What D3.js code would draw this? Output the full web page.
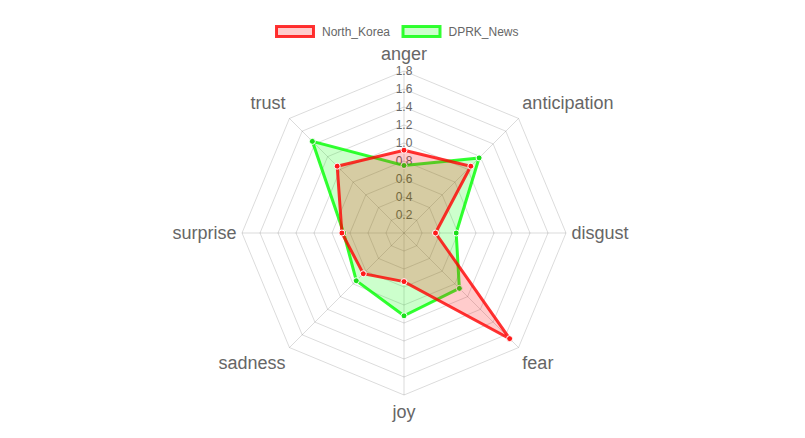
<!DOCTYPE html>
<html>
<head>
<meta charset="utf-8">
<script src="https://cdn.jsdelivr.net/npm/d3@7"></script>
<style>
  body { margin: 0; background: #fff; }
  svg { display: block; font-family: "Liberation Sans", Arial, sans-serif; }
</style>
</head>
<body>
<svg id="chart" width="805" height="438"></svg>
<script>
const emotions = ['anger', 'anticipation', 'disgust', 'fear', 'joy', 'sadness', 'surprise', 'trust']
const northKorea = [0.92, 1.05, 0.35, 1.66, 0.54, 0.64, 0.69, 1.05]
const dprkNews = [0.75, 1.18, 0.58, 0.87, 0.92, 0.75, 0.67, 1.44]
const tickValues = [0.2, 0.4, 0.6, 0.8, 1.0, 1.2, 1.4, 1.6, 1.8]

const series = [
  { name: 'North_Korea', values: northKorea, stroke: 'rgba(255,0,0,0.8)', fill: 'rgba(255,0,0,0.2)', dot: '#ff1a1a' },
  { name: 'DPRK_News', values: dprkNews, stroke: 'rgba(0,255,0,0.8)', fill: 'rgba(0,255,0,0.2)', dot: '#1adf1a' },
]

const cx = 404, cy = 233
const r = d3.scaleLinear().domain([0, 1.8]).range([0, 162])
const angle = i => (i / emotions.length) * 2 * Math.PI
const pos = (i, v) => [cx + r(v) * Math.sin(angle(i)), cy - r(v) * Math.cos(angle(i))]

const svg = d3.select('#chart')

// grid rings
const grid = svg.append('g')
grid.selectAll('polygon').data(tickValues).join('polygon')
  .attr('points', t => emotions.map((e, i) => pos(i, t).join(',')).join(' '))
  .attr('fill', 'none')
  .attr('stroke', 'rgba(0,0,0,0.14)')
  .attr('stroke-width', 1)

// spokes
grid.selectAll('line').data(emotions).join('line')
  .attr('x1', cx).attr('y1', cy)
  .attr('x2', (e, i) => pos(i, 1.8)[0])
  .attr('y2', (e, i) => pos(i, 1.8)[1])
  .attr('stroke', 'rgba(0,0,0,0.14)')

// tick labels
svg.append('g').selectAll('text').data(tickValues).join('text')
  .attr('x', cx)
  .attr('y', t => cy - r(t))
  .attr('dy', '0.35em')
  .attr('text-anchor', 'middle')
  .attr('font-size', 12)
  .attr('fill', '#666')
  .text(t => t.toFixed(1))

// point labels
svg.append('g').selectAll('text').data(emotions).join('text')
  .each(function(e, i) {
    const a = angle(i) * 180 / Math.PI
    const [x, y] = pos(i, 1.8 + 0.06)
    const anchor = (a === 0 || a === 180) ? 'middle' : a < 180 ? 'start' : 'end'
    let dy
    if (a === 90 || a === 270) dy = '0.35em'
    else if (a > 270 || a < 90) dy = '-0.3em'
    else dy = '0.98em'
    d3.select(this)
      .attr('x', x).attr('y', y).attr('dy', dy)
      .attr('text-anchor', anchor)
  })
  .attr('font-size', 18)
  .attr('fill', '#666')
  .text(d => d)

// datasets: first one on top
const data = svg.append('g')
const line = d3.lineRadial().angle((v, i) => angle(i)).radius(v => r(v)).curve(d3.curveLinearClosed)
series.slice().reverse().forEach(s => {
  const g = data.append('g').attr('transform', `translate(${cx},${cy})`)
  g.append('path')
    .attr('d', line(s.values))
    .attr('fill', s.fill)
    .attr('stroke', s.stroke)
    .attr('stroke-width', 3)
    .attr('stroke-linejoin', 'miter')
  g.selectAll('circle').data(s.values).join('circle')
    .attr('cx', (v, i) => pos(i, v)[0] - cx)
    .attr('cy', (v, i) => pos(i, v)[1] - cy)
    .attr('r', 3)
    .attr('fill', s.dot)
    .attr('stroke', '#fff')
    .attr('stroke-width', 1)
})

// legend
const legendX = [275, 401.5]
const legend = svg.append('g').selectAll('g').data(series).join('g')
  .attr('transform', (d, i) => `translate(${legendX[i]},25)`)
legend.append('rect')
  .attr('x', 1.5).attr('y', 1.5).attr('width', 37).attr('height', 10)
  .attr('fill', d => d.fill)
  .attr('stroke', d => d.stroke)
  .attr('stroke-width', 3)
legend.append('text')
  .attr('x', 47).attr('y', 6.5).attr('dy', '0.35em')
  .attr('font-size', 12)
  .attr('fill', '#666')
  .text(d => d.name)
</script>
</body>
</html>
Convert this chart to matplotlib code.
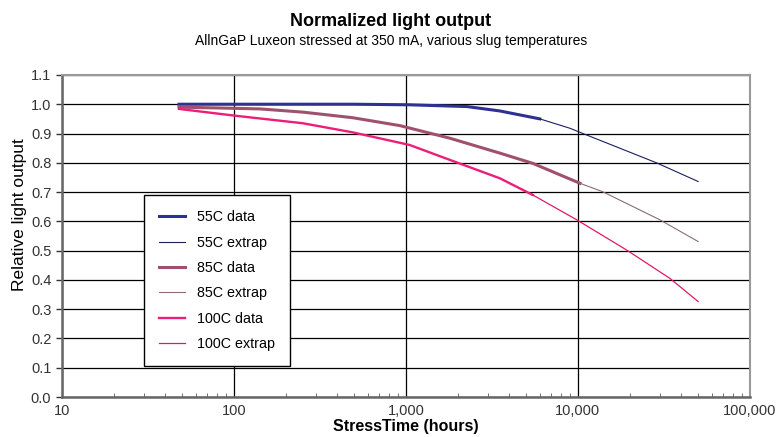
import matplotlib
matplotlib.use("Agg")
import matplotlib.pyplot as plt
from matplotlib.ticker import FixedLocator, FuncFormatter, LogLocator, NullFormatter

plt.rcParams['font.family'] = ['Liberation Sans', 'DejaVu Sans']

# 55C
h55_data = [48, 100, 250, 500, 1050, 2265, 3520, 6000]
v55_data = [1.0, 1.0, 1.0, 1.0, 0.998, 0.992, 0.977, 0.95]
h55_ext = [6000, 8980, 10280, 28600, 50000]
v55_ext = [0.95, 0.918, 0.904, 0.800, 0.736]

# 85C
h85_data = [48, 101, 142, 252, 490, 922, 1800, 3520, 5470, 10280]
v85_data = [0.99, 0.986, 0.984, 0.973, 0.954, 0.927, 0.884, 0.833, 0.798, 0.730]
h85_ext = [10280, 13960, 30000, 50000]
v85_ext = [0.730, 0.701, 0.605, 0.531]

# 100C
h100_data = [48, 101, 252, 490, 1050, 1800, 3520, 5470]
v100_data = [0.984, 0.961, 0.935, 0.904, 0.861, 0.810, 0.747, 0.690]
h100_ext = [5470, 9860, 19200, 34300, 50000]
v100_ext = [0.690, 0.605, 0.502, 0.405, 0.326]

fig = plt.figure(figsize=(7.82, 4.37), dpi=100)
ax = fig.add_axes([0.079, 0.0915, 0.88, 0.737])

ax.plot(h55_data, v55_data, color='#2e3192', lw=2.2, label='55C data', zorder=3)
ax.plot(h55_ext, v55_ext, color='#1b1f5e', lw=0.8, label='55C extrap', zorder=3)
ax.plot(h85_data, v85_data, color='#a0506e', lw=2.2, label='85C data', zorder=3)
ax.plot(h85_ext, v85_ext, color='#8a6c78', lw=0.8, label='85C extrap', zorder=3)
ax.plot(h100_data, v100_data, color='#ec1e79', lw=1.7, label='100C data', zorder=3)
ax.plot(h100_ext, v100_ext, color='#e0186a', lw=0.9, label='100C extrap', zorder=3)

ax.set_xscale('log')
ax.set_xlim(10, 100000)
ax.set_ylim(0, 1.1)
ax.set_yticks([i / 10 for i in range(12)])
ax.yaxis.set_major_formatter(FuncFormatter(lambda v, p: f'{v:.1f}'))
ax.xaxis.set_major_locator(FixedLocator([10, 100, 1000, 10000, 100000]))
ax.xaxis.set_major_formatter(FuncFormatter(lambda v, p: f'{int(v):,}'))
ax.xaxis.set_minor_locator(LogLocator(base=10, subs=[2, 3, 4, 5, 6, 7, 8, 9]))
ax.xaxis.set_minor_formatter(NullFormatter())

ax.grid(True, which='major', color='black', lw=0.9)
ax.set_axisbelow(True)
ax.tick_params(axis='both', which='major', labelsize=10.5, colors='#333333', length=4, width=1)
ax.tick_params(axis='x', which='major', length=0, pad=5)
ax.tick_params(axis='x', which='minor', direction='in', length=3, color='#555555')

for side in ['top', 'right']:
    ax.spines[side].set_color('#999999')
    ax.spines[side].set_linewidth(1.5)
ax.spines['left'].set_color('#666666')
ax.spines['left'].set_linewidth(1.8)
ax.spines['bottom'].set_color('#666666')
ax.spines['bottom'].set_linewidth(1.8)

ax.set_xlabel('StressTime (hours)', fontsize=11.5, fontweight='bold', labelpad=1)
ax.set_ylabel('Relative light output', fontsize=12.5)
ax.yaxis.set_label_coords(-0.05, 0.565)

fig.text(0.5, 0.94, 'Normalized light output', ha='center', fontsize=13, fontweight='bold')
fig.text(0.5, 0.898, 'AllnGaP Luxeon stressed at 350 mA, various slug temperatures', ha='center', fontsize=10)

leg = ax.legend(loc='upper left', bbox_to_anchor=(0.12, 0.627), fontsize=10.3, labelspacing=0.8,
                handlelength=1.8, handletextpad=0.85, borderpad=1.05, fancybox=False,
                framealpha=1, edgecolor='black', borderaxespad=0)
leg.get_frame().set_linewidth(1.0)

fig.savefig('out.png', dpi=100)
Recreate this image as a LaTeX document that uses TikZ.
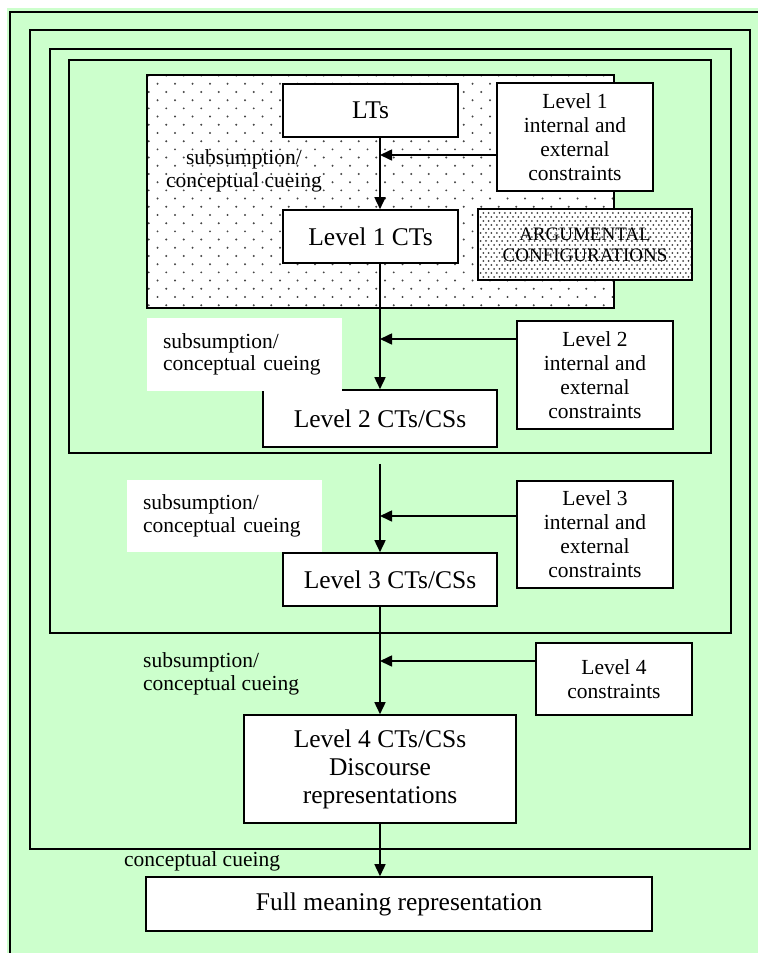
\documentclass[tikz,border=0pt]{standalone}
\usepackage{fontspec}
\setmainfont{Liberation Serif}
\usepackage{tikz}
\usetikzlibrary{arrows.meta,patterns,positioning,calc}

\definecolor{bggreen}{RGB}{204,255,204}
\definecolor{dotgray}{RGB}{70,70,70}

\pgfdeclarepatternformonly{sparse dots}{\pgfqpoint{-1pt}{-1pt}}{\pgfqpoint{18.5pt}{17.4pt}}{\pgfqpoint{17.5pt}{16.4pt}}{%
  \pgfpathcircle{\pgfqpoint{0pt}{0pt}}{1.1pt}
  \pgfpathcircle{\pgfqpoint{8.75pt}{8.2pt}}{1.1pt}
  \pgfusepath{fill}}
\pgfdeclarepatternformonly{dense dots}{\pgfqpoint{-1pt}{-1pt}}{\pgfqpoint{6.4pt}{9pt}}{\pgfqpoint{5.4pt}{8pt}}{%
  \pgfpathcircle{\pgfqpoint{0pt}{0pt}}{1pt}
  \pgfpathcircle{\pgfqpoint{2.7pt}{4pt}}{1pt}
  \pgfusepath{fill}}

\begin{document}
\begin{tikzpicture}[x=1pt,y=-1pt,
    frame/.style={line width=1.6pt},
    box/.style={draw,line width=1.6pt,fill=white,inner sep=0pt,align=center,
      font=\fontsize{25.5}{28}\selectfont},
    cons/.style={draw,line width=1.6pt,fill=white,inner sep=0pt,align=center,
      minimum width=156pt,font=\fontsize{21.5}{24}\selectfont},
    lbl/.style={inner sep=0pt,font=\fontsize{21.5}{22.5}\selectfont},
    flow/.style={line width=1.6pt,-{Triangle[length=12pt,width=11pt]}}]
  \useasboundingbox (0,0) rectangle (758,953);
  \fill[white] (0,0) rectangle (758,953);
  \fill[bggreen] (7,8) rectangle (758,953);

  % nested frames
  \draw[frame] (10,953) -- (10,12) -- (758,12);
  \draw[frame] (30,30) rectangle (750,849);
  \draw[frame] (50,49) rectangle (731,633);
  \draw[frame] (69,60) rectangle (711,453);
  \draw[frame,preaction={fill=white},pattern=sparse dots,pattern color=dotgray]
    (147,75) rectangle (614,308);

  \coordinate (spine) at (380,0);

  \node[box,minimum width=175pt,minimum height=53pt] (lts) at (370.5,110.5) {LTs};
  \node[box,minimum width=175pt,minimum height=53pt] (lone) at (370.5,236.5) {Level 1 CTs};
  \node[cons,minimum height=108pt] (conone) at (575,137)
    {Level 1\\internal and\\external\\constraints};
  \node[draw,line width=1.6pt,preaction={fill=white},pattern=dense dots,pattern color=black!75,
    minimum width=214pt,minimum height=71pt,inner sep=0pt,align=center,
    font=\fontsize{19}{21}\selectfont] (argu) at (585,244.5) {ARGUMENTAL\\CONFIGURATIONS};
  \node[lbl,align=center] (cueone) at (244,171) {subsumption/\\conceptual cueing};

  \node[box,minimum width=234pt,minimum height=57pt] (ltwo) at (380,418.5) {Level 2 CTs/CSs};
  \node[cons,minimum height=108pt] (contwo) at (595,375)
    {Level 2\\internal and\\external\\constraints};
  \node[lbl,fill=white,minimum width=195pt,minimum height=73pt,text width=163pt,align=left]
    (cuetwo) at (244.5,354.5) {subsumption/\\conceptual cueing};

  \node[box,minimum width=214pt,minimum height=53pt] (lthree) at (390,579.5) {Level 3 CTs/CSs};
  \node[cons,minimum height=107pt] (conthree) at (595,534.5)
    {Level 3\\internal and\\external\\constraints};
  \node[lbl,fill=white,minimum width=195pt,minimum height=72pt,text width=163pt,align=left]
    (cuethree) at (224.5,516) {subsumption/\\conceptual cueing};

  \node[box,minimum width=272pt,minimum height=108pt] (lfour) at (380,769)
    {Level 4 CTs/CSs\\Discourse\\representations};
  \node[cons,minimum height=72pt] (confour) at (614,679) {Level 4\\constraints};
  \node[lbl,anchor=west,align=left] (cuefour) at (143,674) {subsumption/\\conceptual cueing};

  \node[box,minimum width=506pt,minimum height=54pt] (full) at (399,904) {Full meaning representation};
  \node[lbl,anchor=west] (cuefive) at (124,861) {conceptual cueing};

  \draw[flow] (lts.south -| spine) -- (lone.north -| spine);
  \draw[flow] (lone.south -| spine) -- (ltwo.north);
  \draw[flow,shorten <=16pt] (ltwo.south) -- (lthree.north -| spine);
  \draw[flow] (lthree.south -| spine) -- (lfour.north);
  \draw[flow] (lfour.south) -- (full.north -| spine);

  \draw[flow] ([yshift=-18pt]conone.west) -- ([yshift=-18pt]conone.west -| spine);
  \draw[flow] ([yshift=36pt]contwo.west) -- ([yshift=36pt]contwo.west -| spine);
  \draw[flow] ([yshift=18.5pt]conthree.west) -- ([yshift=18.5pt]conthree.west -| spine);
  \draw[flow] ([yshift=18pt]confour.west) -- ([yshift=18pt]confour.west -| spine);
\end{tikzpicture}
\end{document}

Given task. Among the entries above, take the lines from the one with "Convert this chart to matplotlib code." through the one with "plt.rcParams['font.family'] = ['Liberation" and retype them exactly, leaving out the pictures.

Exercise answer.
Convert this chart to matplotlib code.
import matplotlib
matplotlib.use("Agg")
import matplotlib.pyplot as plt
from matplotlib.ticker import FixedLocator, FuncFormatter, LogLocator, NullFormatter

plt.rcParams['font.family'] = ['Liberation Sans', 'DejaVu Sans']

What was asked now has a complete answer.